## Data provided

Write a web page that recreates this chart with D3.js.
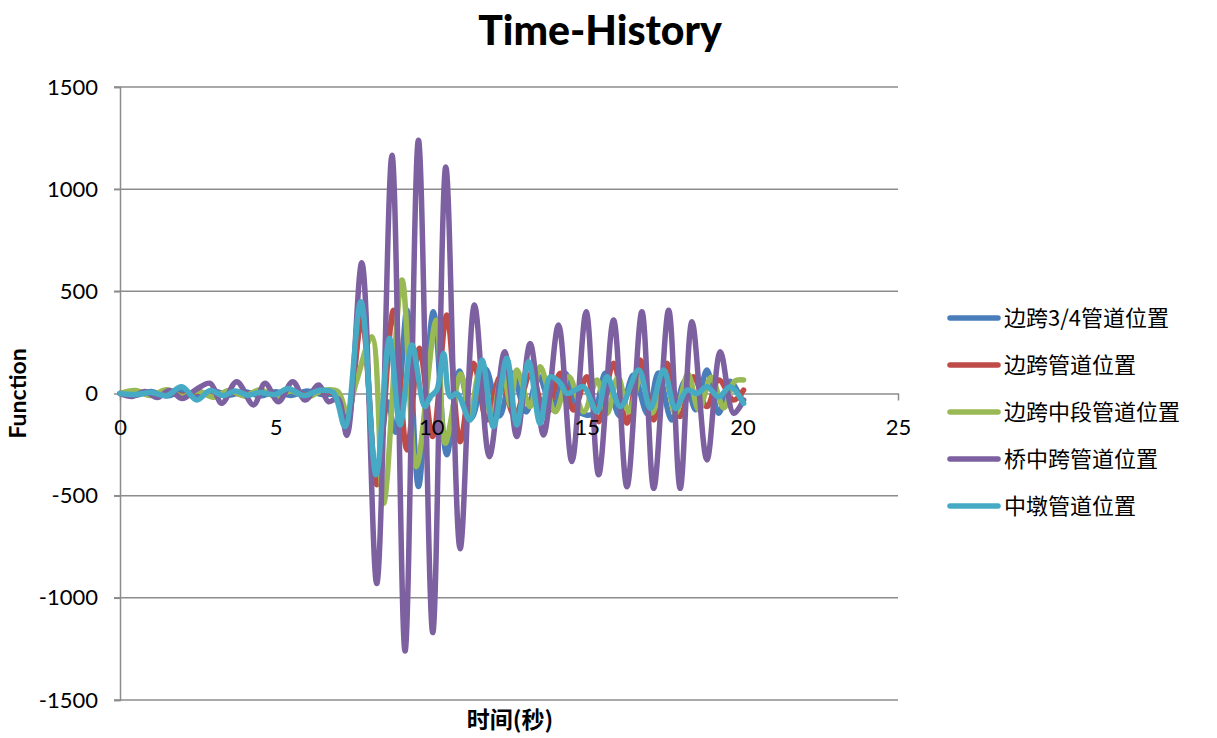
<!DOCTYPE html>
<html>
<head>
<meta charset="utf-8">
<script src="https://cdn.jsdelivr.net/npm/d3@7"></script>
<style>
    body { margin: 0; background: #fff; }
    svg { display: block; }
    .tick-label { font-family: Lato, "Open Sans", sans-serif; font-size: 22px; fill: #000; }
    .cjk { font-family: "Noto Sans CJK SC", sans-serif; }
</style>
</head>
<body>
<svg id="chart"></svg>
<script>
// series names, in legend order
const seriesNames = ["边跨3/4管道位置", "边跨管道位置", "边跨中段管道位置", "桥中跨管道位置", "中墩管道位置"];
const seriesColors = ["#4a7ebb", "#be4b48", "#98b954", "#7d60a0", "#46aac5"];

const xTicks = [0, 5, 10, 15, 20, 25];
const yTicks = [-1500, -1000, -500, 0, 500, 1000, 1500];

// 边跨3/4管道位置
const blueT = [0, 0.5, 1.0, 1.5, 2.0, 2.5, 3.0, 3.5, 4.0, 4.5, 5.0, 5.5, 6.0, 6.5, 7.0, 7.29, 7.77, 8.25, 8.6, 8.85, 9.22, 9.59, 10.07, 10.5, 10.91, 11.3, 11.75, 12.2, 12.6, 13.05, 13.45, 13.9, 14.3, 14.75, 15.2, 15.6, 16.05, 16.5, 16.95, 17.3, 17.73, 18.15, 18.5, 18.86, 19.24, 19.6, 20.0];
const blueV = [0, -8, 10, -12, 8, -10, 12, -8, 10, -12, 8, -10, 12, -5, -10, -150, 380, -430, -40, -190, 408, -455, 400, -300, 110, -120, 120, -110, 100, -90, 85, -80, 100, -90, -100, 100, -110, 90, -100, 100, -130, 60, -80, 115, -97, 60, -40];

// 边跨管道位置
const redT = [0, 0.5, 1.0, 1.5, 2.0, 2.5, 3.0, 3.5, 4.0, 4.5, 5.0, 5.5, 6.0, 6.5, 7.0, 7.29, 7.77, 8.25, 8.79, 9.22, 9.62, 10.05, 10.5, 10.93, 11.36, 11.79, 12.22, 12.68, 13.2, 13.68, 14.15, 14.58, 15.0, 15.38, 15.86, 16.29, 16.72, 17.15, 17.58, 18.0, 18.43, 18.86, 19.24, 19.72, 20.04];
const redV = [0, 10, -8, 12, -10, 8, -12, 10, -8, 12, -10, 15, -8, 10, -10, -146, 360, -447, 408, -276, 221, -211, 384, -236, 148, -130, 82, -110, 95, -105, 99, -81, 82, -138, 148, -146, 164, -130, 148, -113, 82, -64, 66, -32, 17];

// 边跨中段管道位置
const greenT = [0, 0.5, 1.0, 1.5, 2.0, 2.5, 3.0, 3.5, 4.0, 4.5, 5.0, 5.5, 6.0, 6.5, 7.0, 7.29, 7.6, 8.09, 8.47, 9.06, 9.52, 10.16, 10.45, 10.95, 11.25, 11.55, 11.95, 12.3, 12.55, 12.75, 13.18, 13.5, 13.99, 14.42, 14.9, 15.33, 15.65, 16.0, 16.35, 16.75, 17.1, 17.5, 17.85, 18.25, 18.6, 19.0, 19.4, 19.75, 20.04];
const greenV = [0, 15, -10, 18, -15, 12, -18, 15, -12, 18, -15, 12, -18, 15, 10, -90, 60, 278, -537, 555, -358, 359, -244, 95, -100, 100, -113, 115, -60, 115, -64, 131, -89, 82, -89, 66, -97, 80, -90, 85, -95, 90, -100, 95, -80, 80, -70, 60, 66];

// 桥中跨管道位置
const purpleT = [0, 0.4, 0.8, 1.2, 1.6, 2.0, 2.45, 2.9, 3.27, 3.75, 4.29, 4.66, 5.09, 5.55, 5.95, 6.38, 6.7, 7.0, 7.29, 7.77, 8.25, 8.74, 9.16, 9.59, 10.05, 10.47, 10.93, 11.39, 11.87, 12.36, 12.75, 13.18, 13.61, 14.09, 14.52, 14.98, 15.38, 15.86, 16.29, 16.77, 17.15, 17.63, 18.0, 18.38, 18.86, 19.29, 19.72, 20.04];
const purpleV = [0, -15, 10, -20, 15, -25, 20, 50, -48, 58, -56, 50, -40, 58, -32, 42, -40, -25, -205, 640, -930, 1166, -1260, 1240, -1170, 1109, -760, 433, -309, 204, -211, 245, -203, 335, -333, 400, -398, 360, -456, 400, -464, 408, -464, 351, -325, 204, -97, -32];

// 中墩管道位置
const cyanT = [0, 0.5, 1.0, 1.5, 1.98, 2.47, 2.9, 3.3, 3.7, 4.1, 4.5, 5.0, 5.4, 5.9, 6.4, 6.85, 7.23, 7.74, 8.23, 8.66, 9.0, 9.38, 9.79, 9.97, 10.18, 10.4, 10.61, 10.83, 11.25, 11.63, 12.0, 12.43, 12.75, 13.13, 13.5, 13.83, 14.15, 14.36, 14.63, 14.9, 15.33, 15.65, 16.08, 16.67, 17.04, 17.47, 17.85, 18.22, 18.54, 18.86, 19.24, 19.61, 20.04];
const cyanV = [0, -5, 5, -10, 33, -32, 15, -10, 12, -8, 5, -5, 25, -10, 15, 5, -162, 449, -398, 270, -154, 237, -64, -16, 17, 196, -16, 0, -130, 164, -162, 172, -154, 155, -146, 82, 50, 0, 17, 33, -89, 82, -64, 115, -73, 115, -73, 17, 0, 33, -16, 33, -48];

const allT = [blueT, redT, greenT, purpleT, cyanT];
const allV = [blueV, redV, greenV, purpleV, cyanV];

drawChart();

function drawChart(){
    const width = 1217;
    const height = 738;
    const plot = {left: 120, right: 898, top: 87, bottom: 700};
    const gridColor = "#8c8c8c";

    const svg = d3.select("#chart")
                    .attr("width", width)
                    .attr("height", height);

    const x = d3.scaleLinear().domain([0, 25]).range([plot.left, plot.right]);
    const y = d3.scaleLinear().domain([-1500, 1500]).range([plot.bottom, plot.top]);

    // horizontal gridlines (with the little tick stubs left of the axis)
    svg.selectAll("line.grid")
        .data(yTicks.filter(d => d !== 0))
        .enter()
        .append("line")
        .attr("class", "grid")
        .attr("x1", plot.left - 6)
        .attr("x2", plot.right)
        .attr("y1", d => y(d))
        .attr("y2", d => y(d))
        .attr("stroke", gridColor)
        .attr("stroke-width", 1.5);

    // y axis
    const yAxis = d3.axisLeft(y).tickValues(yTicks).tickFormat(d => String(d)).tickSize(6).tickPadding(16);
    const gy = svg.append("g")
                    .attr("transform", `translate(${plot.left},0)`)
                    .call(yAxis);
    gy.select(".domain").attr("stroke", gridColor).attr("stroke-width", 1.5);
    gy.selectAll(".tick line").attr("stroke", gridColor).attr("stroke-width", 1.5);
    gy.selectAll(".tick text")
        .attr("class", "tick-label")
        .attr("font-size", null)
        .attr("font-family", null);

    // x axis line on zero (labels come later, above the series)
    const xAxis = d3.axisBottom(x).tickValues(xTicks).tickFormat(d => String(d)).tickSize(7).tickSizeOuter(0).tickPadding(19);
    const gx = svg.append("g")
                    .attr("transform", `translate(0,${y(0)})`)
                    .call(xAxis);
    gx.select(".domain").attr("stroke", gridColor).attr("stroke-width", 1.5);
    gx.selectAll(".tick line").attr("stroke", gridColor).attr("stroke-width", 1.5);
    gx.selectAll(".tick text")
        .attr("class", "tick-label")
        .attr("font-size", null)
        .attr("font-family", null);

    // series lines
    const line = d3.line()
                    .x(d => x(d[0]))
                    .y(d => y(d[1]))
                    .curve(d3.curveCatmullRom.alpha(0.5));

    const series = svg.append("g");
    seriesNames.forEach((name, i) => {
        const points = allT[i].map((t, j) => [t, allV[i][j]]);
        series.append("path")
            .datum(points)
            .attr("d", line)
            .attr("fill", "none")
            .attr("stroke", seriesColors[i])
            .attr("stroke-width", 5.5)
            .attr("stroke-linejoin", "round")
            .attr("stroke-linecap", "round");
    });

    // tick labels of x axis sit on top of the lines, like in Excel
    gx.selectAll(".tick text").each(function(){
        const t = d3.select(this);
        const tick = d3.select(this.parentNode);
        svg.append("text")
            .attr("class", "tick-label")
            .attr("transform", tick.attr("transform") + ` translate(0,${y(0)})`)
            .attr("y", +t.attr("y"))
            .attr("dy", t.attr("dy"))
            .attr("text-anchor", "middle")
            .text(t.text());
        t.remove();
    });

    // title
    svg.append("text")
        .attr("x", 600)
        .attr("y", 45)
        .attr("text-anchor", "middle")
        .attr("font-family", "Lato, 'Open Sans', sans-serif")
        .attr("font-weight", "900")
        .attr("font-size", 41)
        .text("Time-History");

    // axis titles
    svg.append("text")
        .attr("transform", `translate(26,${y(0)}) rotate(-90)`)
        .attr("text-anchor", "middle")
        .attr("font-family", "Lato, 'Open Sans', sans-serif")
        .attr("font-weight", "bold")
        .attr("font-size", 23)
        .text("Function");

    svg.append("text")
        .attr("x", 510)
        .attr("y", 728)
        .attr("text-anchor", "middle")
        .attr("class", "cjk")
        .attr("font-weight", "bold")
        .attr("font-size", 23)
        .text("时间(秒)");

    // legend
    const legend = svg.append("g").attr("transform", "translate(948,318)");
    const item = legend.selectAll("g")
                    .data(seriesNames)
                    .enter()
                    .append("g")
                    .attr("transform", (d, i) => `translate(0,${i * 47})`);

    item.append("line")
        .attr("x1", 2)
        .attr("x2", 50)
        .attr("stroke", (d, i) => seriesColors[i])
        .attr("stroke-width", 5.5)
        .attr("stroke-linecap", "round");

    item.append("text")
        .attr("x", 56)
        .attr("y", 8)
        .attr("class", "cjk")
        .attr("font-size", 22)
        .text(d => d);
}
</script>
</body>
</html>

## Instruction
Write down every line from the opening of the listing to the line with "-97, 60, -40];", both included, and nothing else; the pictures are omitted.

## Response for this exercise
Write a web page that recreates this chart with D3.js.
<!DOCTYPE html>
<html>
<head>
<meta charset="utf-8">
<script src="https://cdn.jsdelivr.net/npm/d3@7"></script>
<style>
    body { margin: 0; background: #fff; }
    svg { display: block; }
    .tick-label { font-family: Lato, "Open Sans", sans-serif; font-size: 22px; fill: #000; }
    .cjk { font-family: "Noto Sans CJK SC", sans-serif; }
</style>
</head>
<body>
<svg id="chart"></svg>
<script>
// series names, in legend order
const seriesNames = ["边跨3/4管道位置", "边跨管道位置", "边跨中段管道位置", "桥中跨管道位置", "中墩管道位置"];
const seriesColors = ["#4a7ebb", "#be4b48", "#98b954", "#7d60a0", "#46aac5"];

const xTicks = [0, 5, 10, 15, 20, 25];
const yTicks = [-1500, -1000, -500, 0, 500, 1000, 1500];

// 边跨3/4管道位置
const blueT = [0, 0.5, 1.0, 1.5, 2.0, 2.5, 3.0, 3.5, 4.0, 4.5, 5.0, 5.5, 6.0, 6.5, 7.0, 7.29, 7.77, 8.25, 8.6, 8.85, 9.22, 9.59, 10.07, 10.5, 10.91, 11.3, 11.75, 12.2, 12.6, 13.05, 13.45, 13.9, 14.3, 14.75, 15.2, 15.6, 16.05, 16.5, 16.95, 17.3, 17.73, 18.15, 18.5, 18.86, 19.24, 19.6, 20.0];
const blueV = [0, -8, 10, -12, 8, -10, 12, -8, 10, -12, 8, -10, 12, -5, -10, -150, 380, -430, -40, -190, 408, -455, 400, -300, 110, -120, 120, -110, 100, -90, 85, -80, 100, -90, -100, 100, -110, 90, -100, 100, -130, 60, -80, 115, -97, 60, -40];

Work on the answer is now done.